**GIVEN INFORMATION:**
○ ○ ○ ○
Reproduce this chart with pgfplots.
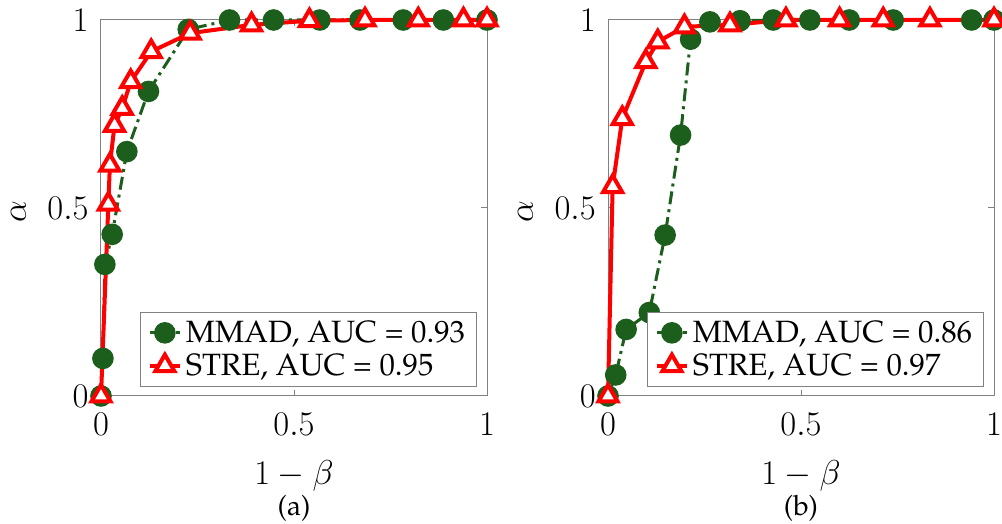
\documentclass[border=0pt]{standalone}
\usepackage{pgfplots}
\pgfplotsset{compat=1.18}
\newcommand{\pal}{\fontencoding{OT1}\fontfamily{ppl}\fontsize{15.4}{18}\selectfont}
\newcommand{\palcap}{\fontencoding{OT1}\fontfamily{ppl}\fontsize{14}{17}\selectfont}
\definecolor{mgreen}{rgb}{0.11,0.37,0.11}
\definecolor{axgray}{rgb}{0.5,0.5,0.5}
\pgfplotsset{
  roc/.style={
    width=193pt, height=188pt, scale only axis,
    xmin=0, xmax=1, ymin=0, ymax=1,
    xtick={0,0.5,1}, ytick={0,0.5,1},
    tick align=inside, major tick length=3pt,
    axis line style={axgray, line width=0.5pt},
    every tick/.style={axgray, line width=0.5pt},
    tick label style={font=\fontsize{19}{22}\selectfont, inner sep=0pt},
    xticklabel style={anchor=north, yshift=-8.5pt},
    yticklabel style={anchor=east, xshift=-6pt},
    label style={font=\fontsize{19}{22}\selectfont, inner sep=0pt},
    xlabel={$1-\beta$},
    ylabel={$\alpha$},
    xlabel style={at={(axis description cs:0.5,-0.2367)}, anchor=base},
    ylabel style={at={(axis description cs:-0.214,0.49)}, anchor=center},
    clip=false,
    legend cell align=left,
    legend style={font=\pal, draw=axgray, line width=0.5pt, fill=white,
      at={(axis description cs:0.973,0.025)}, anchor=south east,
      inner xsep=3.5pt, inner ysep=2pt, row sep=0pt},
    legend image code/.code={\draw[mark repeat=2,mark phase=2,##1] plot coordinates {(0pt,0pt) (7.5pt,0pt) (15pt,0pt)};},
  },
  mm/.style={mgreen, line width=1.5pt, dash pattern=on 6.5pt off 2.5pt on 1.5pt off 2.5pt,
    mark=*, mark size=5pt, mark options={solid, fill=mgreen, draw=mgreen, line width=0.8pt}},
  st/.style={red, line width=2pt, mark=triangle*, mark size=5.5pt,
    mark options={solid, fill=white, draw=red, line width=2pt}},
}
\begin{document}
\begin{tikzpicture}
\path[use as bounding box] (0,0) rectangle (501pt,262pt);
\begin{axis}[roc, at={(50.5pt,64pt)}, anchor=south west]
\addplot[mm] coordinates {
(0,0) (0.005,0.10) (0.01,0.35) (0.029,0.43) (0.067,0.65) (0.123,0.81)
(0.226,0.975) (0.333,1.0) (0.447,1.0) (0.567,1.0) (0.671,1.0) (0.783,1.0)
(0.887,1.0) (1,1)};
\addlegendentry{MMAD, AUC = 0.93}
\addplot[st] coordinates {
(0,0) (0.019,0.51) (0.023,0.614) (0.035,0.72) (0.055,0.765) (0.077,0.836)
(0.13,0.916) (0.231,0.965) (0.39,0.987) (0.54,0.998) (0.684,1) (0.822,1)
(0.939,1) (1,1)};
\addlegendentry{STRE, AUC = 0.95}
\node[font=\palcap, anchor=base, inner sep=0pt] at (axis description cs:0.5,-0.3184) {(a)};
\end{axis}
\begin{axis}[roc, at={(304pt,64pt)}, anchor=south west]
\addplot[mm] coordinates {
(0,0) (0.02,0.056) (0.047,0.177) (0.107,0.222) (0.148,0.428) (0.188,0.694)
(0.214,0.949) (0.264,0.995) (0.342,0.998) (0.428,1) (0.523,1) (0.625,1)
(0.739,1) (0.942,1) (1,1)};
\addlegendentry{MMAD, AUC = 0.86}
\addplot[st] coordinates {
(0,0) (0.012,0.557) (0.037,0.738) (0.098,0.889) (0.129,0.942) (0.198,0.982)
(0.316,0.987) (0.461,1) (0.6,1) (0.713,1) (0.834,1) (1,1)};
\addlegendentry{STRE, AUC = 0.97}
\node[font=\palcap, anchor=base, inner sep=0pt] at (axis description cs:0.5,-0.3184) {(b)};
\end{axis}
\end{tikzpicture}
\end{document}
○ ○ ○ ○
**GIVEN INSTRUCTION:** Using the material above, return every line exactly as it appears, minus the pictures.

**EXERCISE SOLUTION:**
Reproduce this chart with pgfplots.
\documentclass[border=0pt]{standalone}
\usepackage{pgfplots}
\pgfplotsset{compat=1.18}
\newcommand{\pal}{\fontencoding{OT1}\fontfamily{ppl}\fontsize{15.4}{18}\selectfont}
\newcommand{\palcap}{\fontencoding{OT1}\fontfamily{ppl}\fontsize{14}{17}\selectfont}
\definecolor{mgreen}{rgb}{0.11,0.37,0.11}
\definecolor{axgray}{rgb}{0.5,0.5,0.5}
\pgfplotsset{
  roc/.style={
    width=193pt, height=188pt, scale only axis,
    xmin=0, xmax=1, ymin=0, ymax=1,
    xtick={0,0.5,1}, ytick={0,0.5,1},
    tick align=inside, major tick length=3pt,
    axis line style={axgray, line width=0.5pt},
    every tick/.style={axgray, line width=0.5pt},
    tick label style={font=\fontsize{19}{22}\selectfont, inner sep=0pt},
    xticklabel style={anchor=north, yshift=-8.5pt},
    yticklabel style={anchor=east, xshift=-6pt},
    label style={font=\fontsize{19}{22}\selectfont, inner sep=0pt},
    xlabel={$1-\beta$},
    ylabel={$\alpha$},
    xlabel style={at={(axis description cs:0.5,-0.2367)}, anchor=base},
    ylabel style={at={(axis description cs:-0.214,0.49)}, anchor=center},
    clip=false,
    legend cell align=left,
    legend style={font=\pal, draw=axgray, line width=0.5pt, fill=white,
      at={(axis description cs:0.973,0.025)}, anchor=south east,
      inner xsep=3.5pt, inner ysep=2pt, row sep=0pt},
    legend image code/.code={\draw[mark repeat=2,mark phase=2,##1] plot coordinates {(0pt,0pt) (7.5pt,0pt) (15pt,0pt)};},
  },
  mm/.style={mgreen, line width=1.5pt, dash pattern=on 6.5pt off 2.5pt on 1.5pt off 2.5pt,
    mark=*, mark size=5pt, mark options={solid, fill=mgreen, draw=mgreen, line width=0.8pt}},
  st/.style={red, line width=2pt, mark=triangle*, mark size=5.5pt,
    mark options={solid, fill=white, draw=red, line width=2pt}},
}
\begin{document}
\begin{tikzpicture}
\path[use as bounding box] (0,0) rectangle (501pt,262pt);
\begin{axis}[roc, at={(50.5pt,64pt)}, anchor=south west]
\addplot[mm] coordinates {
(0,0) (0.005,0.10) (0.01,0.35) (0.029,0.43) (0.067,0.65) (0.123,0.81)
(0.226,0.975) (0.333,1.0) (0.447,1.0) (0.567,1.0) (0.671,1.0) (0.783,1.0)
(0.887,1.0) (1,1)};
\addlegendentry{MMAD, AUC = 0.93}
\addplot[st] coordinates {
(0,0) (0.019,0.51) (0.023,0.614) (0.035,0.72) (0.055,0.765) (0.077,0.836)
(0.13,0.916) (0.231,0.965) (0.39,0.987) (0.54,0.998) (0.684,1) (0.822,1)
(0.939,1) (1,1)};
\addlegendentry{STRE, AUC = 0.95}
\node[font=\palcap, anchor=base, inner sep=0pt] at (axis description cs:0.5,-0.3184) {(a)};
\end{axis}
\begin{axis}[roc, at={(304pt,64pt)}, anchor=south west]
\addplot[mm] coordinates {
(0,0) (0.02,0.056) (0.047,0.177) (0.107,0.222) (0.148,0.428) (0.188,0.694)
(0.214,0.949) (0.264,0.995) (0.342,0.998) (0.428,1) (0.523,1) (0.625,1)
(0.739,1) (0.942,1) (1,1)};
\addlegendentry{MMAD, AUC = 0.86}
\addplot[st] coordinates {
(0,0) (0.012,0.557) (0.037,0.738) (0.098,0.889) (0.129,0.942) (0.198,0.982)
(0.316,0.987) (0.461,1) (0.6,1) (0.713,1) (0.834,1) (1,1)};
\addlegendentry{STRE, AUC = 0.97}
\node[font=\palcap, anchor=base, inner sep=0pt] at (axis description cs:0.5,-0.3184) {(b)};
\end{axis}
\end{tikzpicture}
\end{document}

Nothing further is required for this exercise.